Reproduce the listing word for word. Skip any image.

# Data shown start

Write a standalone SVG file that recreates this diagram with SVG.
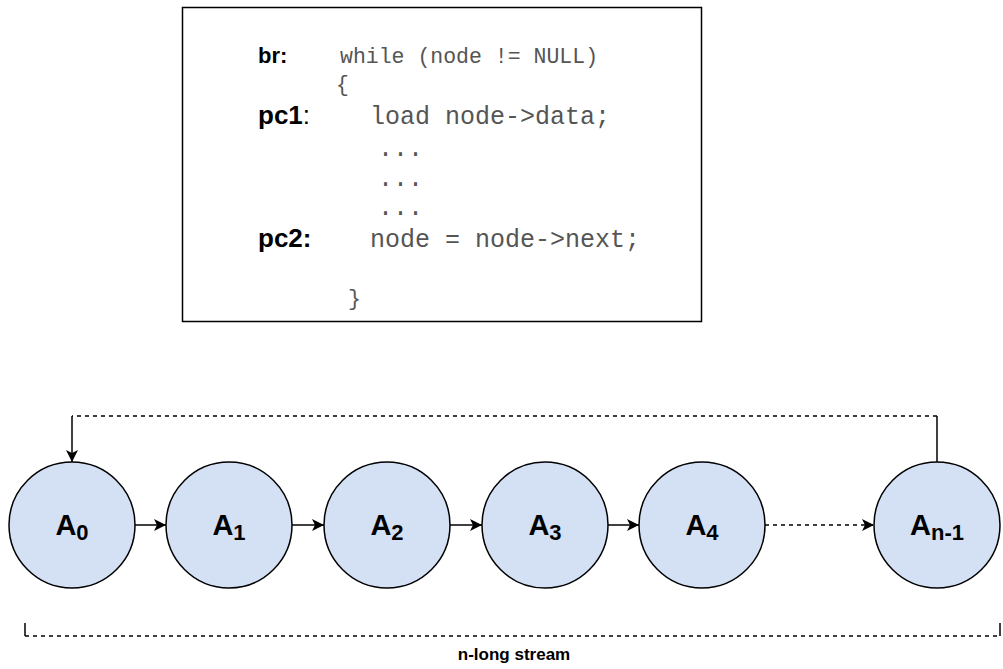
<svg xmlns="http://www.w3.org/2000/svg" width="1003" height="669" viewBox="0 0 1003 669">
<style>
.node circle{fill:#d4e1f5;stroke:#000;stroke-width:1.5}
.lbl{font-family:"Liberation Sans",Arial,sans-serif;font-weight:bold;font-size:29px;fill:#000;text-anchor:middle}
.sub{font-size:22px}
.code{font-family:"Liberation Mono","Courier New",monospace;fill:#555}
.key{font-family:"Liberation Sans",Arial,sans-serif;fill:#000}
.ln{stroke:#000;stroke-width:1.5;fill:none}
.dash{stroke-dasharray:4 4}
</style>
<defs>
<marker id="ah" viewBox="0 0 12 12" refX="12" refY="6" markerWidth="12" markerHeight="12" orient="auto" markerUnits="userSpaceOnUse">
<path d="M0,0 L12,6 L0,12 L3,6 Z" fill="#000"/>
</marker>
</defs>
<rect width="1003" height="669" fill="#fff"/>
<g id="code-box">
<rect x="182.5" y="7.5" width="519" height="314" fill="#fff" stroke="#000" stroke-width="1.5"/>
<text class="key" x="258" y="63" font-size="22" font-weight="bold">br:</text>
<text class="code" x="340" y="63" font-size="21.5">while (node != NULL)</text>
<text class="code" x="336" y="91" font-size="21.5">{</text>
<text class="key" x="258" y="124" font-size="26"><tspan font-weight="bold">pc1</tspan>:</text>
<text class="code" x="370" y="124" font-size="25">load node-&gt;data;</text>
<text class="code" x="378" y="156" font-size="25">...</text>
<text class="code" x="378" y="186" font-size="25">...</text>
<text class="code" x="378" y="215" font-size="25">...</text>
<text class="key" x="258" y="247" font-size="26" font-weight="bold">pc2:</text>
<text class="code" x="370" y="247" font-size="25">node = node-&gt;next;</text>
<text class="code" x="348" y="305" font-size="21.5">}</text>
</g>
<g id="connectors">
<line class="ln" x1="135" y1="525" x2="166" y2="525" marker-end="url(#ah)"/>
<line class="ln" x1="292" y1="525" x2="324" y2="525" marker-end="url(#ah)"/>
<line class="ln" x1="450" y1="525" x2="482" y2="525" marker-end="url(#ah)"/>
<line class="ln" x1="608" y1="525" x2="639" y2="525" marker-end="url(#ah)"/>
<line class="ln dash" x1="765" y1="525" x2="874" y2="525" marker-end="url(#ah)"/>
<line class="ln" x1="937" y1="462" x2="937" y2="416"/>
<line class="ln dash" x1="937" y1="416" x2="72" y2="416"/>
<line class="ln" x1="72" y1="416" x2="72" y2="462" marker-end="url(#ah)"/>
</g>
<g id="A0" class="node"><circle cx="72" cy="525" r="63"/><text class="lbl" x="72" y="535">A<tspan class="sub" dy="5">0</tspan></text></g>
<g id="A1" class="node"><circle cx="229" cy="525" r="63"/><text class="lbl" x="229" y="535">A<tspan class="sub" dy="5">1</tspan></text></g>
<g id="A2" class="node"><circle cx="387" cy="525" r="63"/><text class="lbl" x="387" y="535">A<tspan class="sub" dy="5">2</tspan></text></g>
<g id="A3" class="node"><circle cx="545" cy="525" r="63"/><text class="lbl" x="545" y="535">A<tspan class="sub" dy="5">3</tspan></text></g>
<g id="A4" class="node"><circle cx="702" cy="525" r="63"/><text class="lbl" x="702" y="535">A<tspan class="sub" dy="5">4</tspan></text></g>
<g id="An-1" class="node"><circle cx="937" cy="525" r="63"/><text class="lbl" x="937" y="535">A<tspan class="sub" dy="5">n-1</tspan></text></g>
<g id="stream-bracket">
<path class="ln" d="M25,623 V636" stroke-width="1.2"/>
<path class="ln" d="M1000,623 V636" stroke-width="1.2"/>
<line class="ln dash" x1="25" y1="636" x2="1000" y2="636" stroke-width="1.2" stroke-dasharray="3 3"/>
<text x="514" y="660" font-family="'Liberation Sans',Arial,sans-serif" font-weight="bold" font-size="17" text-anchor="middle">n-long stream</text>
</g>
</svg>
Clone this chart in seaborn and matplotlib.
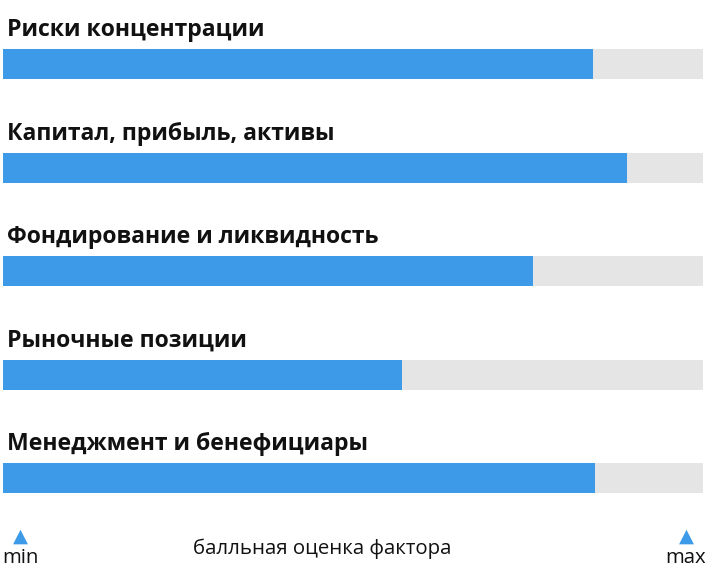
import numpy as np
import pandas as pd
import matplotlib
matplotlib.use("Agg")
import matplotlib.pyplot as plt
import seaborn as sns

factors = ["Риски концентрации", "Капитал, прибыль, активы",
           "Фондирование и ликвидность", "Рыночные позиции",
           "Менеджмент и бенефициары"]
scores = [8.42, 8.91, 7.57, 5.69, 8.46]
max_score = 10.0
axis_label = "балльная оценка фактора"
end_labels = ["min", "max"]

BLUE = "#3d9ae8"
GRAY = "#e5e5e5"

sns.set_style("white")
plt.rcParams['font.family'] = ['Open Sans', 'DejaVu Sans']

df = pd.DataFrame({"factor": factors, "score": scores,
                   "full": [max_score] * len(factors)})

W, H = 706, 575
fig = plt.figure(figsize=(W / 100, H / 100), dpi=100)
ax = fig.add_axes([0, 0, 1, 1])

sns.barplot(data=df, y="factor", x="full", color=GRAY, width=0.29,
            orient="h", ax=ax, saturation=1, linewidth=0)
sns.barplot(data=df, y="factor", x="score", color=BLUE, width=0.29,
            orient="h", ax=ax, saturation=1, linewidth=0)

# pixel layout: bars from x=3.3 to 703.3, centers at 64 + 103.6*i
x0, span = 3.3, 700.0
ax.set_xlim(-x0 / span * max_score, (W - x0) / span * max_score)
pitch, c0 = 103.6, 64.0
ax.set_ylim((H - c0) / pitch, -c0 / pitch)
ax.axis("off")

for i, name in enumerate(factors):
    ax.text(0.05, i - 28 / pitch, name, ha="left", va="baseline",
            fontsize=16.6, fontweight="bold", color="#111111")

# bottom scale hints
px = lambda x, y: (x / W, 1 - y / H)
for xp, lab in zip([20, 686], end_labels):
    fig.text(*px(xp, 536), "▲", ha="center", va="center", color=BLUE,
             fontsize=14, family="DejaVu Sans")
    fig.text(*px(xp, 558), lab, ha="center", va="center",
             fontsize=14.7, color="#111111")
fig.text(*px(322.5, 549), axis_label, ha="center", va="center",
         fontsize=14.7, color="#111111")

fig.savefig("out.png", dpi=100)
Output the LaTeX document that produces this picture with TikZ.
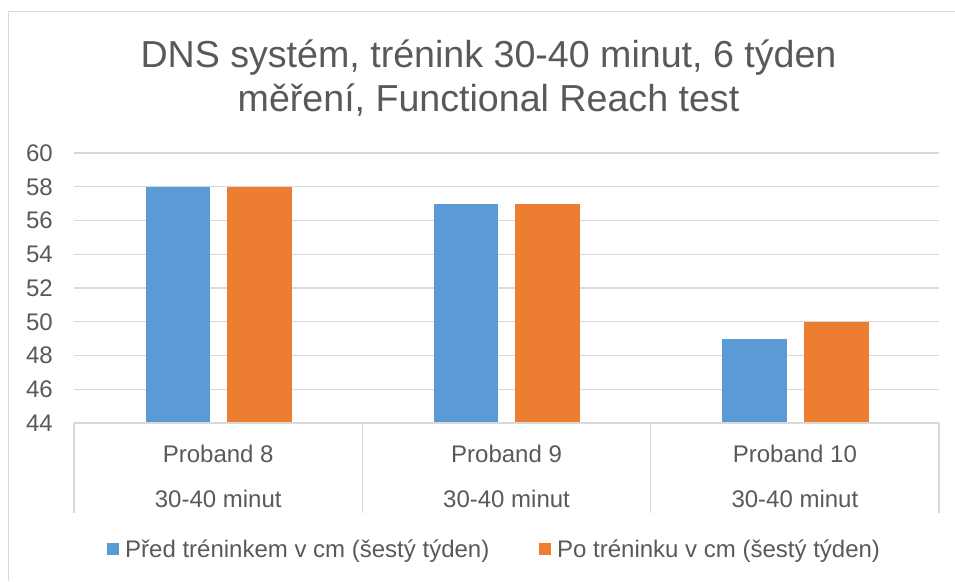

# Data shown end

◆ **Answer below**:
Write a standalone SVG file that recreates this diagram with SVG.
<svg xmlns="http://www.w3.org/2000/svg" width="1003" height="669" viewBox="0 0 1003 669">
<style>
.node circle{fill:#d4e1f5;stroke:#000;stroke-width:1.5}
.lbl{font-family:"Liberation Sans",Arial,sans-serif;font-weight:bold;font-size:29px;fill:#000;text-anchor:middle}
.sub{font-size:22px}
.code{font-family:"Liberation Mono","Courier New",monospace;fill:#555}
.key{font-family:"Liberation Sans",Arial,sans-serif;fill:#000}
.ln{stroke:#000;stroke-width:1.5;fill:none}
.dash{stroke-dasharray:4 4}
</style>
<defs>
<marker id="ah" viewBox="0 0 12 12" refX="12" refY="6" markerWidth="12" markerHeight="12" orient="auto" markerUnits="userSpaceOnUse">
<path d="M0,0 L12,6 L0,12 L3,6 Z" fill="#000"/>
</marker>
</defs>
<rect width="1003" height="669" fill="#fff"/>
<g id="code-box">
<rect x="182.5" y="7.5" width="519" height="314" fill="#fff" stroke="#000" stroke-width="1.5"/>
<text class="key" x="258" y="63" font-size="22" font-weight="bold">br:</text>
<text class="code" x="340" y="63" font-size="21.5">while (node != NULL)</text>
<text class="code" x="336" y="91" font-size="21.5">{</text>
<text class="key" x="258" y="124" font-size="26"><tspan font-weight="bold">pc1</tspan>:</text>
<text class="code" x="370" y="124" font-size="25">load node-&gt;data;</text>
<text class="code" x="378" y="156" font-size="25">...</text>
<text class="code" x="378" y="186" font-size="25">...</text>
<text class="code" x="378" y="215" font-size="25">...</text>
<text class="key" x="258" y="247" font-size="26" font-weight="bold">pc2:</text>
<text class="code" x="370" y="247" font-size="25">node = node-&gt;next;</text>
<text class="code" x="348" y="305" font-size="21.5">}</text>
</g>
<g id="connectors">
<line class="ln" x1="135" y1="525" x2="166" y2="525" marker-end="url(#ah)"/>
<line class="ln" x1="292" y1="525" x2="324" y2="525" marker-end="url(#ah)"/>
<line class="ln" x1="450" y1="525" x2="482" y2="525" marker-end="url(#ah)"/>
<line class="ln" x1="608" y1="525" x2="639" y2="525" marker-end="url(#ah)"/>
<line class="ln dash" x1="765" y1="525" x2="874" y2="525" marker-end="url(#ah)"/>
<line class="ln" x1="937" y1="462" x2="937" y2="416"/>
<line class="ln dash" x1="937" y1="416" x2="72" y2="416"/>
<line class="ln" x1="72" y1="416" x2="72" y2="462" marker-end="url(#ah)"/>
</g>
<g id="A0" class="node"><circle cx="72" cy="525" r="63"/><text class="lbl" x="72" y="535">A<tspan class="sub" dy="5">0</tspan></text></g>
<g id="A1" class="node"><circle cx="229" cy="525" r="63"/><text class="lbl" x="229" y="535">A<tspan class="sub" dy="5">1</tspan></text></g>
<g id="A2" class="node"><circle cx="387" cy="525" r="63"/><text class="lbl" x="387" y="535">A<tspan class="sub" dy="5">2</tspan></text></g>
<g id="A3" class="node"><circle cx="545" cy="525" r="63"/><text class="lbl" x="545" y="535">A<tspan class="sub" dy="5">3</tspan></text></g>
<g id="A4" class="node"><circle cx="702" cy="525" r="63"/><text class="lbl" x="702" y="535">A<tspan class="sub" dy="5">4</tspan></text></g>
<g id="An-1" class="node"><circle cx="937" cy="525" r="63"/><text class="lbl" x="937" y="535">A<tspan class="sub" dy="5">n-1</tspan></text></g>
<g id="stream-bracket">
<path class="ln" d="M25,623 V636" stroke-width="1.2"/>
<path class="ln" d="M1000,623 V636" stroke-width="1.2"/>
<line class="ln dash" x1="25" y1="636" x2="1000" y2="636" stroke-width="1.2" stroke-dasharray="3 3"/>
<text x="514" y="660" font-family="'Liberation Sans',Arial,sans-serif" font-weight="bold" font-size="17" text-anchor="middle">n-long stream</text>
</g>
</svg>
Clone this chart in seaborn and matplotlib.
import numpy as np
import pandas as pd
import matplotlib
matplotlib.use("Agg")
import matplotlib.pyplot as plt
import seaborn as sns

factors = ["Риски концентрации", "Капитал, прибыль, активы",
           "Фондирование и ликвидность", "Рыночные позиции",
           "Менеджмент и бенефициары"]
scores = [8.42, 8.91, 7.57, 5.69, 8.46]
max_score = 10.0
axis_label = "балльная оценка фактора"
end_labels = ["min", "max"]

BLUE = "#3d9ae8"
GRAY = "#e5e5e5"

sns.set_style("white")
plt.rcParams['font.family'] = ['Open Sans', 'DejaVu Sans']

df = pd.DataFrame({"factor": factors, "score": scores,
                   "full": [max_score] * len(factors)})

W, H = 706, 575
fig = plt.figure(figsize=(W / 100, H / 100), dpi=100)
ax = fig.add_axes([0, 0, 1, 1])

sns.barplot(data=df, y="factor", x="full", color=GRAY, width=0.29,
            orient="h", ax=ax, saturation=1, linewidth=0)
sns.barplot(data=df, y="factor", x="score", color=BLUE, width=0.29,
            orient="h", ax=ax, saturation=1, linewidth=0)

# pixel layout: bars from x=3.3 to 703.3, centers at 64 + 103.6*i
x0, span = 3.3, 700.0
ax.set_xlim(-x0 / span * max_score, (W - x0) / span * max_score)
pitch, c0 = 103.6, 64.0
ax.set_ylim((H - c0) / pitch, -c0 / pitch)
ax.axis("off")

for i, name in enumerate(factors):
    ax.text(0.05, i - 28 / pitch, name, ha="left", va="baseline",
            fontsize=16.6, fontweight="bold", color="#111111")

# bottom scale hints
px = lambda x, y: (x / W, 1 - y / H)
for xp, lab in zip([20, 686], end_labels):
    fig.text(*px(xp, 536), "▲", ha="center", va="center", color=BLUE,
             fontsize=14, family="DejaVu Sans")
    fig.text(*px(xp, 558), lab, ha="center", va="center",
             fontsize=14.7, color="#111111")
fig.text(*px(322.5, 549), axis_label, ha="center", va="center",
         fontsize=14.7, color="#111111")

fig.savefig("out.png", dpi=100)
Output the LaTeX document that produces this picture with TikZ.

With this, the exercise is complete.